Depuis la première révolution industrielle, les Hommes au travail sont soumis au rythme des machines. À partir des années 1990, des algorithmes ont été créés, afin de nous dicter nos gestes, au mépris de notre épanouissement et du déploiement de notre créativité. Le philosophe Éric Sadin veut mettre fin à cette aliénation au travail.
Il propose une autre société, qui placerait l’artisanat en son centre, pour qu’enfin le travail soit source de joie.

Propos recueillis par Antonin Gouze

Illustrations de Charlotte Guitard

Limite : Vous rappelez dans votre livre la manière dont le travail humain a progressivement été calqué sur le rythme des machines, voire subordonné à ces dernières. Quelle différence faites-vous entre la période industrielle et la période actuelle, avec la numérisation de la société ?

Eric Sadin : Ce qui a été nommé « révolution industrielle » est l’idée de distribuer les dispositifs techniques, les gestes et la production en vue de leur plus grande optimisation. Au 19e siècle, ces pratiques se sont développées et ont été génératrices de nombreuses catastrophes de santé et psychologiques, mais aussi de phénomènes de déprise de soi et de précarité, comme l’a notamment décrit Charles Dickens dans ses récits. Cela a ensuite été théorisé à la fin du 19e siècle : on a voulu donner la plus grande rationalisation à l’organisation du travail. 

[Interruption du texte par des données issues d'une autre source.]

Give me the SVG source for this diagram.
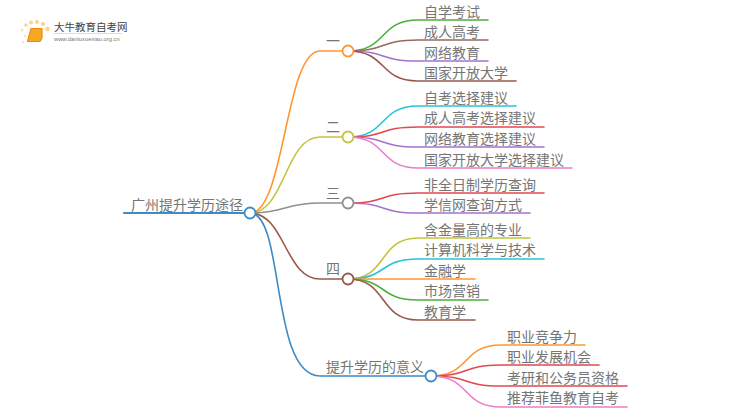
<svg xmlns="http://www.w3.org/2000/svg" width="750" height="410" viewBox="0 0 750 410">
<style>
text{font-family:"Noto Sans CJK SC","Liberation Sans",sans-serif;fill:#757575}
.l{font-size:14px}
.c path{fill:none;stroke-width:1.6;stroke-linecap:round}
.n{fill:#fff;stroke-width:1.8}
</style>
<rect width="750" height="410" fill="#fff"/>
<g id="logo">
<circle cx="26" cy="25" r="1.8" fill="#fbd38a"/><circle cx="31" cy="22.500" r="2" fill="#fbd38a"/><circle cx="37" cy="22" r="2" fill="#fbd38a"/><circle cx="43" cy="24" r="2" fill="#fbd38a"/><circle cx="47.500" cy="29" r="2.200" fill="#fbd38a"/><circle cx="22" cy="30" r="1.500" fill="#fde3b5"/><circle cx="25" cy="36" r="1.500" fill="#fde3b5"/><circle cx="23" cy="42" r="1.200" fill="#fde3b5"/>
<path d="M31 28.500H42V38L40 41.500H27.500Z" fill="#f7a823" stroke="#ea8a1c" stroke-width="1.200" stroke-linejoin="round"/>
<text x="54" y="31" style="font-size:10.500px;fill:#444">大牛教育自考网</text>
<path d="M54 33.500H122" stroke="#ddd" stroke-width="1"/>
<text x="54" y="41" style="font-size:5.800px;fill:#777;font-family:'Liberation Sans',sans-serif">www.daniuxuexiao.org.cn</text>
</g>
<g class="c" id="connectors">
<path d="M124 213H250" stroke="#3d8bc4" style="stroke-width:2"/>
<path d="M250 213C285 213 285 51 320 51H348" stroke="#ff9632"/>
<path d="M250 213C285 213 285 137 320 137H348" stroke="#c4c43c"/>
<path d="M250 213C285 213 285 203 320 203H348" stroke="#909090"/>
<path d="M250 213C285 213 285 279 320 279H348" stroke="#98594a"/>
<path d="M250 213C285 213 270 376 320 376H431" stroke="#3d8bc4"/>
<path d="M348 51C388 51 378 20 418 20H488" stroke="#4caf3e"/>
<path d="M348 51C388 51 378 40 418 40H488" stroke="#98695e"/>
<path d="M348 51C388 51 378 61 418 61H488" stroke="#a473cc"/>
<path d="M348 51C388 51 378 81 418 81H516" stroke="#98594a"/>
<path d="M348 137C388 137 378 106 418 106H516" stroke="#28c4d8"/>
<path d="M348 137C388 137 378 127 418 127H544" stroke="#e2484f"/>
<path d="M348 137C388 137 378 147 418 147H544" stroke="#a473cc"/>
<path d="M348 137C388 137 378 168 418 168H572" stroke="#ea7fc8"/>
<path d="M348 203C388 203 378 193 418 193H544" stroke="#e2484f"/>
<path d="M348 203C388 203 378 213 418 213H530" stroke="#a473cc"/>
<path d="M348 279C388 279 378 238 418 238H530" stroke="#c4c43c"/>
<path d="M348 279C388 279 378 259 418 259H544" stroke="#28c4d8"/>
<path d="M348 279H475" stroke="#ff9632"/>
<path d="M348 279C388 279 378 300 418 300H488" stroke="#4caf3e"/>
<path d="M348 279C388 279 378 320 418 320H475" stroke="#98594a"/>
<path d="M431 376C471 376 461 345 501 345H585" stroke="#ff9632"/>
<path d="M431 376C471 376 461 365 501 365H599" stroke="#e2484f"/>
<path d="M431 376C471 376 461 386 501 386H627" stroke="#e2484f"/>
<path d="M431 376C471 376 461 407 501 407H627" stroke="#ea7fc8"/>
</g>
<g id="root"><text x="131" y="210" style="font-size:14px">广州提升学历途径</text><circle class="n" cx="250" cy="213" r="5.500" stroke="#3d8bc4"/></g>
<g id="n1"><text x="326" y="46" class="l">一</text><circle class="n" cx="348" cy="51" r="5.500" stroke="#ff9632"/></g>
<g id="n2"><text x="326" y="132" class="l">二</text><circle class="n" cx="348" cy="137" r="5.500" stroke="#c4c43c"/></g>
<g id="n3"><text x="326" y="198" class="l">三</text><circle class="n" cx="348" cy="203" r="5.500" stroke="#909090"/></g>
<g id="n4"><text x="326" y="274" class="l">四</text><circle class="n" cx="348" cy="279" r="5.500" stroke="#98594a"/></g>
<g id="n5"><text x="326" y="372" class="l">提升学历的意义</text><circle class="n" cx="431" cy="376" r="5.500" stroke="#3d8bc4"/></g>
<g id="leaves" class="l">
<text x="424" y="17">自学考试</text>
<text x="424" y="37">成人高考</text>
<text x="424" y="58">网络教育</text>
<text x="424" y="78">国家开放大学</text>
<text x="424" y="103">自考选择建议</text>
<text x="424" y="123">成人高考选择建议</text>
<text x="424" y="144">网络教育选择建议</text>
<text x="424" y="165">国家开放大学选择建议</text>
<text x="424" y="190">非全日制学历查询</text>
<text x="424" y="210">学信网查询方式</text>
<text x="424" y="235">含金量高的专业</text>
<text x="424" y="255">计算机科学与技术</text>
<text x="424" y="276">金融学</text>
<text x="424" y="296">市场营销</text>
<text x="424" y="317">教育学</text>
<text x="507" y="342">职业竞争力</text>
<text x="507" y="362">职业发展机会</text>
<text x="507" y="383">考研和公务员资格</text>
<text x="507" y="403">推荐菲鱼教育自考</text>
</g>
</svg>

Ce furent le « Taylorisme » puis le « Fordisme », qui prônaient une mécanisation des gestes et un ajustement temporel des gestes humains à la machine. C’est ce qui est montré dans Les Temps modernes (1936) de Charlie Chaplin, et c’est aussi ce qu’avait observé Simone Weil en usine. Cette mécanisation des conduites dans la production industrielle a entrainé des cadences intenables, inhumaines, un épuisement à la tâche, et une détresse liée à l’empêchement de faire valoir sa subjectivité, de se sentir épanoui au travail. Soit, une impersonnalisation toujours plus généralisée de l’activité. 

Puis, cette mécanisation du travail s’est propagée au secteur des services, comme illustré dans le film Playtime (1967) de Jacques Tati, où l’on voit Monsieur Hulot observer un immense plateau constitué d’une myriade de cabines individuelles, traduisant la division des tâches comme pratique devenue alors dominante dans l’ensemble du monde du travail. Le secteur tertiaire ayant intégré et généralisé en son sein ces procédés de mécanisation. 

Limite : En quoi le management moderne fait-il affront à notre condition humaine en nous considérant comme des machines ?

Eric Sadin : Il y a en effet un troisième moment dans l’évolution continue du monde du travail : l’essor du management. L’objectif consistait à agir sur les conduites dans tous les champs du travail, en responsabilisant les agents, de façon à encourager leur plus grande mobilisation. Des programmes ont ainsi été conçus par le biais d’instances tierces : des cabinets de conseil ou des ingénieurs en management. Il fallait que ces programmes soient pris en charge de manière délibérée par les employés en requérant leur entière implication. Le discours idéologique pervers laissant croire que c’étaient les « talents » qui s’exprimaient, et non pas l’exécution de programmes préalablement définis. Ces programmes ne se souciaient guère de l’épuisement et de la pénibilité à la tâche, ne visant que l’optimisation des pratiques et des profits. On a ainsi étendu ces logiques à toute l’industrie des services, mais aussi, plus tard, à l’administration publique…

Aujourd’hui, on se rend compte des ravages physiques et psychologiques de ce management. Depuis la fin des années 2010, la parole se libère, notamment après l’affaire des suicides chez France Télécom. Ces techniques de management toujours plus sophistiquées ont représenté le cœur des souffrances au travail. Elles nous ont privés de notre capacité à nous épanouir et ont bafoué notre « besoin viscéral de reconnaissance » dont parle Hegel. Car ce qui caractérise la nature humaine est de chercher à exprimer nos capacités singulières, et que ces dernières soient reconnues. Nous éprouvons alors un sentiment de dignité et d’estime de soi.

Lorsque tous les champs de l’activité humaine ont été soumis à l’impératif d’optimisation et de mécanisation, le travail n’aura plus répondu qu’à une stricte fonction utilitariste, s’inscrivant de surcroît dans un processus croissant de rationalisation qui a privé l’activité de tout sens, mais aussi de toute saveur. Le monde du travail ne finissant que par répondre à des impératifs qui nous dépassent, et ne faisant qu’assurer des logiques de survie, privant alors l’activité humaine de tout sens possible. […]

Le maintien de liens harmonieux au travail et la prise en compte de la petite échelle répond à une exigence morale. Car vouloir renouer avec l’artisanat, c’est aussi vouloir faire prévaloir de hauts impératifs moraux.